Check for Palindromes -- removing punctuation

I’m working on the “Check for Palindromes” challenge. My code works (though I’m open to any critique!) – I’m just wondering specifically if there’s a more efficient way of removing punctuation from the string, other than the very long return statement that I used? (I’m sure there is, I just couldn’t seem to find it!)

Thanks!

function palindrome(str) {


  splitStr = str.split("");
  var word = splitStr.filter(function(val) {
    return val !== " " && val !=="," && val !== "." && val !== "\\" && val !== "/" && val !== "_" && val !== "-" && val !== "(" && val !== ")";
  });
  newStr = word.join("");
  newStr = newStr.toLowerCase();
  pal = word.reverse();
  pal = word.join("");
  pal = pal.toLowerCase();


  if (newStr === pal) {
    return true;
  } else {
    return false;
  }
}

palindrome("_eye");

Link to the challenge:
https://www.freecodecamp.org/challenges/check-for-palindromes

There is definitely at least one way to do that using regular expressions, but I’m not sure how much more “efficient” it is in terms of computing time.

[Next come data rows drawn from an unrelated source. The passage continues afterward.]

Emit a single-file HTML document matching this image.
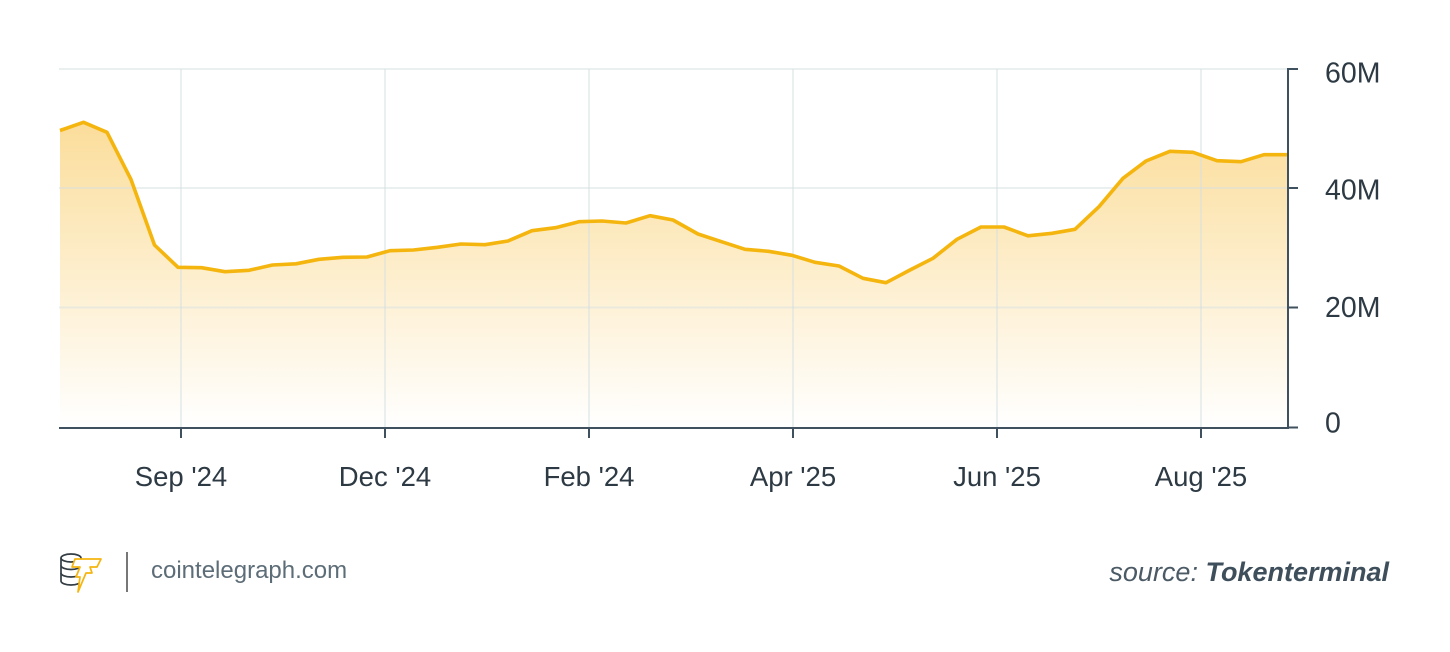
<!DOCTYPE html>
<html>
<head>
<meta charset="utf-8">
<style>
  html,body{margin:0;padding:0;background:#fff;}
  body{width:1450px;height:652px;overflow:hidden;}
  svg{display:block;}
  text{font-family:"Liberation Sans", "DejaVu Sans", sans-serif;}
</style>
</head>
<body>
<svg width="1450" height="652" viewBox="0 0 1450 652" xmlns="http://www.w3.org/2000/svg">
  <defs>
    <linearGradient id="fillg" gradientUnits="userSpaceOnUse" x1="0" y1="120" x2="0" y2="427">
      <stop offset="0" stop-color="#fbdd9a"/>
      <stop offset="1" stop-color="#ffffff"/>
    </linearGradient>
  </defs>

  <!-- area fill -->
  <path fill="url(#fillg)" d="M60,130.5 L83.5,122.3 L107,132.3 L131,179.5 L154.5,245 L178,267.3 L201.5,267.7 L225,271.7 L249,270.3 L272.5,265 L296,263.8 L319,259.3 L343,257.3 L367,257 L390,250.7 L413.5,250 L437.5,247.3 L461,244 L485,244.7 L508,241 L532,230.7 L555.5,227.7 L579,221.7 L602,221 L626,223 L650,215.7 L673,220 L698,234 L721.5,241.7 L745,249.3 L768.5,251.3 L792,255.3 L815,262.3 L839,266 L863,278.3 L886,282.7 L910,270 L933,258.3 L957,239.3 L981,227 L1004,227 L1028,235.8 L1052,233.3 L1075,229.3 L1099,206.7 L1123,178.3 L1146,161 L1170,151.3 L1193,152.3 L1217,160.7 L1241,161.7 L1264,154.7 L1288,154.7 L1288,428 L60,428 Z"/>

  <!-- gridlines -->
  <g stroke="#d5dfe2" stroke-opacity="0.5" stroke-width="2">
    <line x1="59" y1="69" x2="1288" y2="69"/>
    <line x1="59" y1="188" x2="1288" y2="188"/>
    <line x1="59" y1="307.5" x2="1288" y2="307.5"/>
    <line x1="181" y1="69" x2="181" y2="428"/>
    <line x1="385" y1="69" x2="385" y2="428"/>
    <line x1="589" y1="69" x2="589" y2="428"/>
    <line x1="793" y1="69" x2="793" y2="428"/>
    <line x1="997" y1="69" x2="997" y2="428"/>
    <line x1="1201" y1="69" x2="1201" y2="428"/>
  </g>

  <!-- line -->
  <polyline fill="none" stroke="#f5b50f" stroke-width="3.6" stroke-linejoin="round" stroke-linecap="butt" points="60,130.5 83.5,122.3 107,132.3 131,179.5 154.5,245 178,267.3 201.5,267.7 225,271.7 249,270.3 272.5,265 296,263.8 319,259.3 343,257.3 367,257 390,250.7 413.5,250 437.5,247.3 461,244 485,244.7 508,241 532,230.7 555.5,227.7 579,221.7 602,221 626,223 650,215.7 673,220 698,234 721.5,241.7 745,249.3 768.5,251.3 792,255.3 815,262.3 839,266 863,278.3 886,282.7 910,270 933,258.3 957,239.3 981,227 1004,227 1028,235.8 1052,233.3 1075,229.3 1099,206.7 1123,178.3 1146,161 1170,151.3 1193,152.3 1217,160.7 1241,161.7 1264,154.7 1288,154.7"/>

  <!-- axes -->
  <g stroke="#3f515e" stroke-width="2" fill="none">
    <line x1="59" y1="428" x2="1289" y2="428"/>
    <line x1="1288" y1="68" x2="1288" y2="429"/>
    <line x1="1288" y1="69" x2="1298" y2="69"/>
    <line x1="1288" y1="188" x2="1298" y2="188"/>
    <line x1="1288" y1="307.5" x2="1298" y2="307.5"/>
    <line x1="1288" y1="427.5" x2="1298" y2="427.5"/>
    <line x1="181" y1="428" x2="181" y2="438"/>
    <line x1="385" y1="428" x2="385" y2="438"/>
    <line x1="589" y1="428" x2="589" y2="438"/>
    <line x1="793" y1="428" x2="793" y2="438"/>
    <line x1="997" y1="428" x2="997" y2="438"/>
    <line x1="1201" y1="428" x2="1201" y2="438"/>
  </g>

  <!-- y labels -->
  <g fill="#2d3a44" font-size="28.5">
    <text x="1325" y="82.5">60M</text>
    <text x="1325" y="199.5">40M</text>
    <text x="1325" y="317">20M</text>
    <text x="1325" y="432.5">0</text>
  </g>

  <!-- x labels -->
  <g fill="#2d3a44" font-size="27.5" text-anchor="middle">
    <text x="181" y="486">Sep '24</text>
    <text x="385" y="486">Dec '24</text>
    <text x="589" y="486">Feb '24</text>
    <text x="793" y="486">Apr '25</text>
    <text x="997" y="486">Jun '25</text>
    <text x="1201" y="486">Aug '25</text>
  </g>

  <!-- logo -->
  <g fill="none" stroke="#333d44" stroke-width="1.7">
    <ellipse cx="71" cy="558" rx="10" ry="4"/>
    <path d="M61,558 L61,581 A10,4 0 0 0 81,581 L81,558"/>
    <path d="M61,565.5 A10,4 0 0 0 81,565.5"/>
    <path d="M61,573 A10,4 0 0 0 81,573"/>
  </g>
  <polygon fill="#ffffff" stroke="#f5b50f" stroke-width="1.7" stroke-linejoin="round" points="75,559 101,559 97,567 90,567 92,573 86,573 78,592 80,577 76,577 80,567 72,567"/>
  <line x1="127" y1="552" x2="127" y2="592" stroke="#777" stroke-width="2"/>
  <text x="151" y="578" font-size="24" fill="#5d6d78">cointelegraph.com</text>

  <!-- source -->
  <text x="1389" y="581" font-size="27" fill="#4b5a65" text-anchor="end" font-style="italic"><tspan font-weight="300">source: </tspan><tspan font-weight="bold" fill="#3e4f5b">Tokenterminal</tspan></text>
</svg>
</body>
</html>
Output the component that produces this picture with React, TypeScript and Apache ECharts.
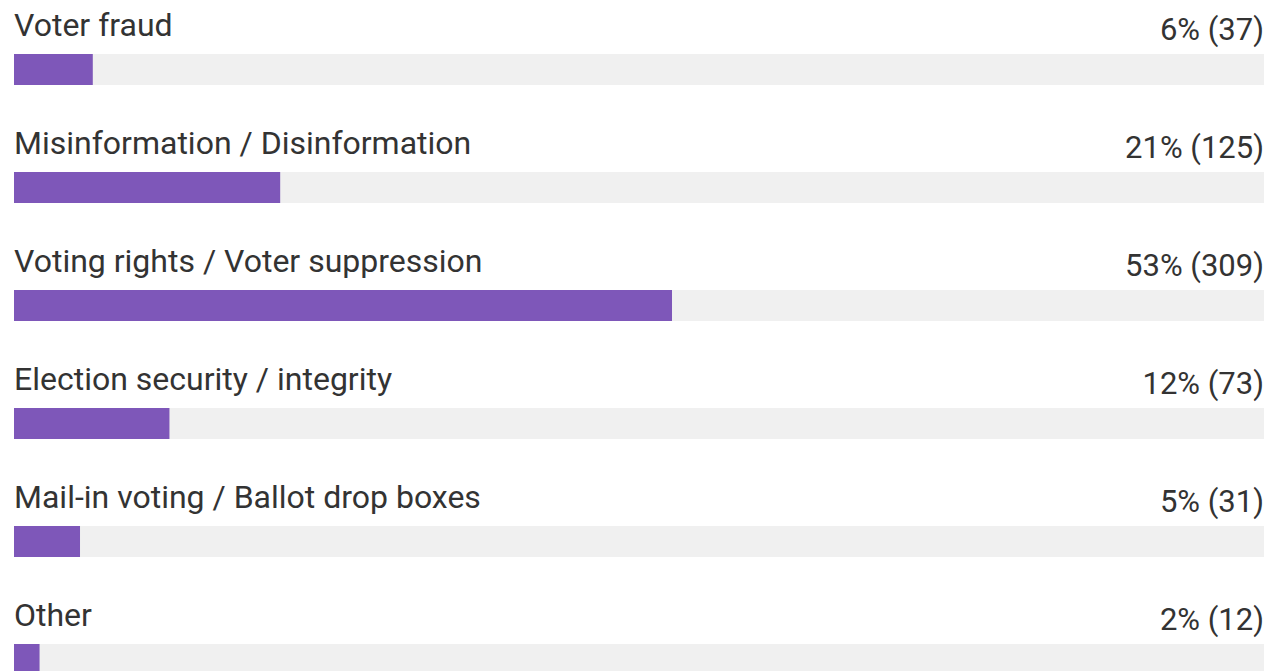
import React, { useEffect, useRef } from "react";
import * as echarts from "echarts";

const categories = [
  "Voter fraud",
  "Misinformation / Disinformation",
  "Voting rights / Voter suppression",
  "Election security / integrity",
  "Mail-in voting / Ballot drop boxes",
  "Other",
];
const percents = [6, 21, 53, 12, 5, 2];
const counts = [37, 125, 309, 73, 31, 12];

const total = counts.reduce((a, b) => a + b, 0);

export default function App() {
  const ref = useRef<HTMLDivElement>(null);
  useEffect(() => {
    const el = ref.current!;
    const chart = echarts.init(el, undefined, { renderer: "svg" });
    const font = "Roboto, 'Noto Sans', sans-serif";
    chart.setOption({
      animation: false,
      grid: { left: 14, right: 4, top: 10.5, height: 708, containLabel: false },
      xAxis: { type: "value", min: 0, max: total, show: false },
      yAxis: {
        type: "category",
        data: categories,
        inverse: true,
        show: false,
      },
      series: [
        {
          type: "bar",
          data: categories.map(() => total),
          barWidth: 31,
          barGap: "-100%",
          itemStyle: { color: "#f0f0f0" },
          silent: true,
          label: {
            show: true,
            position: ["100%", -24.5],
            align: "right",
            verticalAlign: "middle",
            lineHeight: 31,
            fontFamily: font,
            fontSize: 31,
            color: "#333333",
            formatter: (p: any) => `${percents[p.dataIndex]}% (${counts[p.dataIndex]})`,
          },
        },
        {
          type: "bar",
          data: counts,
          barWidth: 31,
          barGap: "-100%",
          itemStyle: { color: "#7e57b9" },
          label: {
            show: true,
            position: [0, -29],
            align: "left",
            verticalAlign: "middle",
            lineHeight: 32,
            fontFamily: font,
            fontSize: 32,
            color: "#333333",
            formatter: (p: any) => categories[p.dataIndex],
          },
        },
      ],
    });
    return () => chart.dispose();
  }, []);
  return (
    <div
      style={{
        position: "absolute",
        left: 0,
        top: 0,
        width: 1268,
        height: 671,
        overflow: "hidden",
      }}
    >
      <div ref={ref} style={{ width: 1268, height: 740 }} />
    </div>
  );
}
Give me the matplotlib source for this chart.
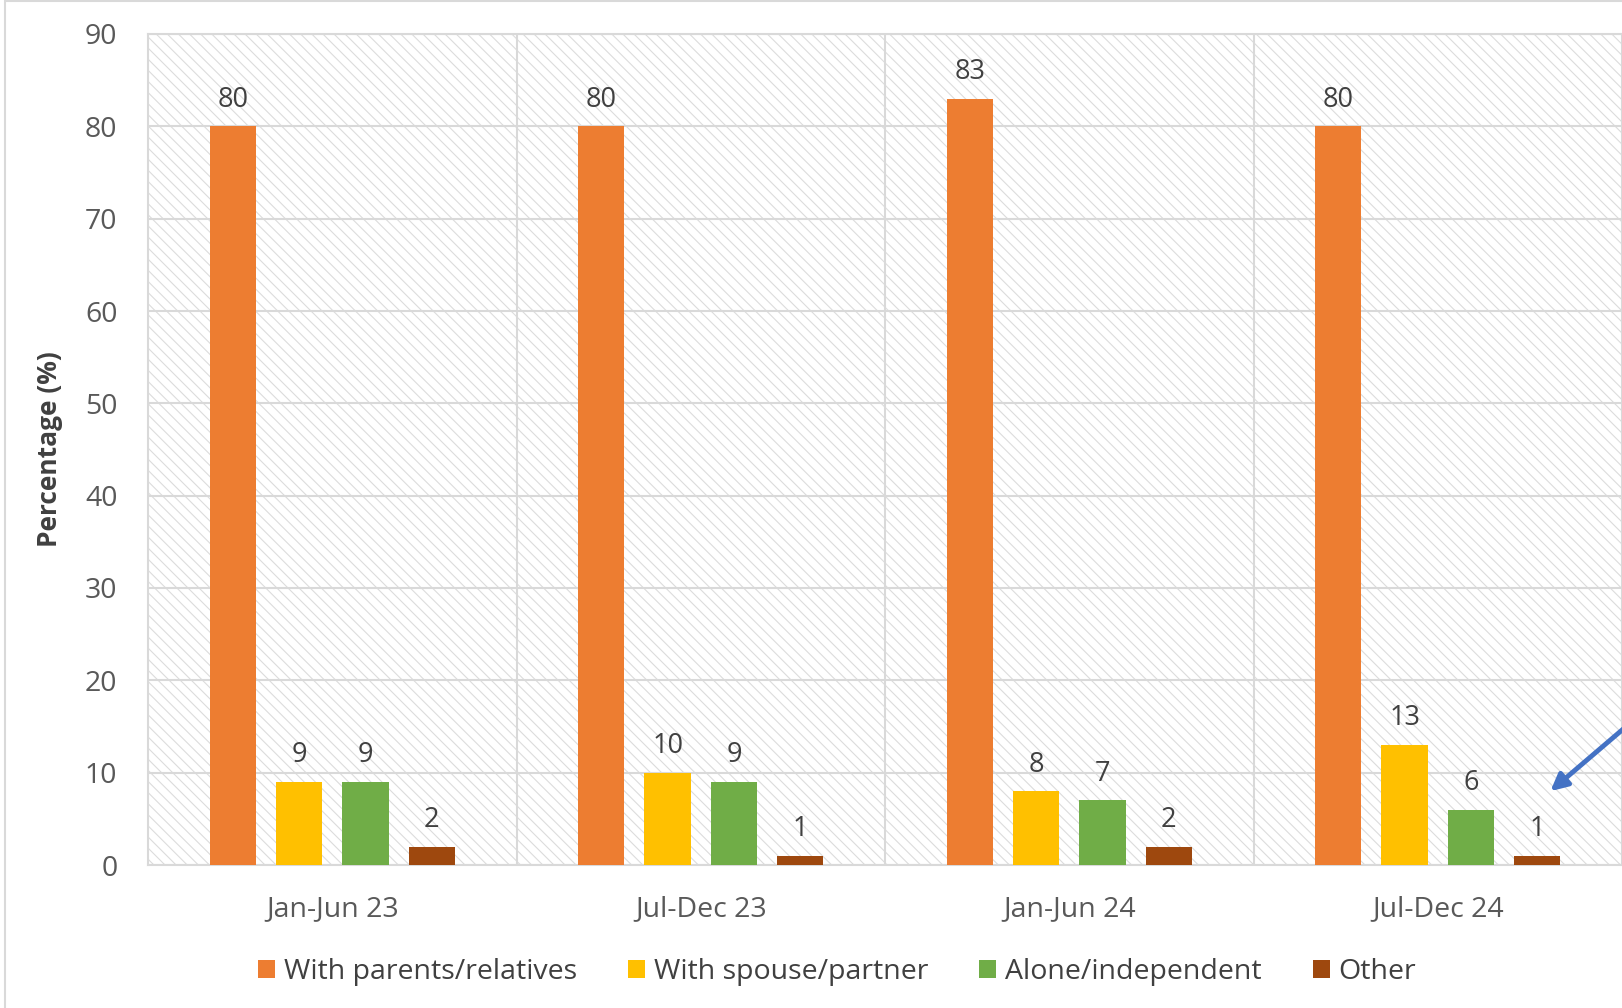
import matplotlib.pyplot as plt
import numpy as np
from matplotlib.patches import Rectangle

periods = ['Jan-Jun 23', 'Jul-Dec 23', 'Jan-Jun 24', 'Jul-Dec 24']
groups = ['With parents/relatives', 'With spouse/partner', 'Alone/independent', 'Other']
parents = [80, 80, 83, 80]
spouse = [9, 10, 8, 13]
alone = [9, 9, 7, 6]
other = [2, 1, 2, 1]
colors = ['#ed7d31', '#ffc000', '#70ad47', '#9e480e']

plt.rcParams['font.family'] = ['Open Sans', 'DejaVu Sans']
plt.rcParams['hatch.color'] = '#dcdcdc'
plt.rcParams['hatch.linewidth'] = 0.8

fig = plt.figure(figsize=(16.22, 10.08), dpi=100)
ax = fig.add_axes([148 / 1622, 1 - 865 / 1008, 1474 / 1622, 831 / 1008])

# hatched plot background
ax.add_patch(Rectangle((0, 0), 1, 1, transform=ax.transAxes, facecolor='white',
                       edgecolor='#dcdcdc', hatch='\\\\\\', lw=0, zorder=0))

x = np.arange(len(periods))
width = 0.126
step = 0.18
series = [parents, spouse, alone, other]
for i, (vals, name, c) in enumerate(zip(series, groups, colors)):
    pos = x + (i - 1.5) * step
    bars = ax.bar(pos, vals, width, color=c, label=name, zorder=3)
    ax.bar_label(bars, padding=9, fontsize=19.5, color='#404040')

ax.set_xlim(-0.5, len(periods) - 0.5)
ax.set_ylim(0, 90)
ax.set_yticks(range(0, 91, 10))
ax.set_xticks(x)
ax.set_xticklabels(periods)
ax.tick_params(axis='both', length=0, labelsize=20.5, colors='#595959')
ax.tick_params(axis='x', pad=22)
ax.tick_params(axis='y', pad=22)

ax.grid(axis='y', color='#d9d9d9', lw=1.5, zorder=1)
for b in x[:-1] + 0.5:
    ax.axvline(b, color='#d9d9d9', lw=1.5, zorder=1)
for s in ax.spines.values():
    s.set_color('#d9d9d9')
    s.set_linewidth(1.5)

ax.set_ylabel('Percentage (%)', fontsize=19, fontweight='bold', color='#404040', labelpad=16)

# arrow pointing at the last "Other" bar
last = x[-1] + 1.5 * step
ax.annotate('', xy=(last + 0.03, other[-1] + 6.8), xytext=(last + 0.3, other[-1] + 16),
            arrowprops=dict(arrowstyle='-|>,head_length=1.0,head_width=0.5',
                            color='#4472c4', lw=3.5), annotation_clip=False, zorder=5)

fig.legend(loc='center', bbox_to_anchor=(0.516, 0.036), ncol=4, frameon=False,
           fontsize=20.5, labelcolor='#404040', handlelength=0.6, handleheight=0.6,
           handletextpad=0.3, columnspacing=1.8)

# outer chart frame
fig.add_artist(Rectangle((5 / 1622, -0.01), 1.1, 1 - 1 / 1008 + 0.01, transform=fig.transFigure,
                         fill=False, edgecolor='#d9d9d9', lw=1.5))

fig.savefig('out.png', dpi=100)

In case you are not familiar with using regular expressions, here is a short example:

const str = 'nyan!pa_su*?';
const filteredStr = str.replace(/[\W_]/g, '');

// The regular expression `\W` matches anything that is **not** an alphanumeric
// character underscore. That's why the character group `[\W_]` is used to also
// include underscore

console.log(filteredStr); // "nyanpasu"

Good luck!

EDIT: The advantage of filtering out anything that’s not alphanumeric with regular expression is that you don’t have to remove all punctuation (there are many more than just the ones you manually filtered out).

That’s exactly what I was looking for – thanks!!! Yes, I have a little familiarity with regular expressions, but hadn’t yet found the ‘[\W_]’ character group. That certainly makes it much less cumbersome in terms of writing the code. Point taken about “efficient” not necessarily applying in terms of computing time – good reminder to take that into account also!

Thanks so much!

Yeah, \W is a character that isnt a word character (not A-Z, a-z, 0-9 or _), but _ counts as a word character so you need to catch that as well. And the square brackets saying one of anything inside them (like [aeiou] would be one of a, e, i, o or u). So [\W_] is matching a character that isn’t a word character or is an underscore.

Thanks!! I’ve dealt with regular expressions once or twice, but the syntax is still rather foreign to me, so this helps a lot. Much appreciated!

OK, thanks, and sorry I didn’t think of that! This was my first time posting. Will make sure to use spoiler tags in the future, or post less code!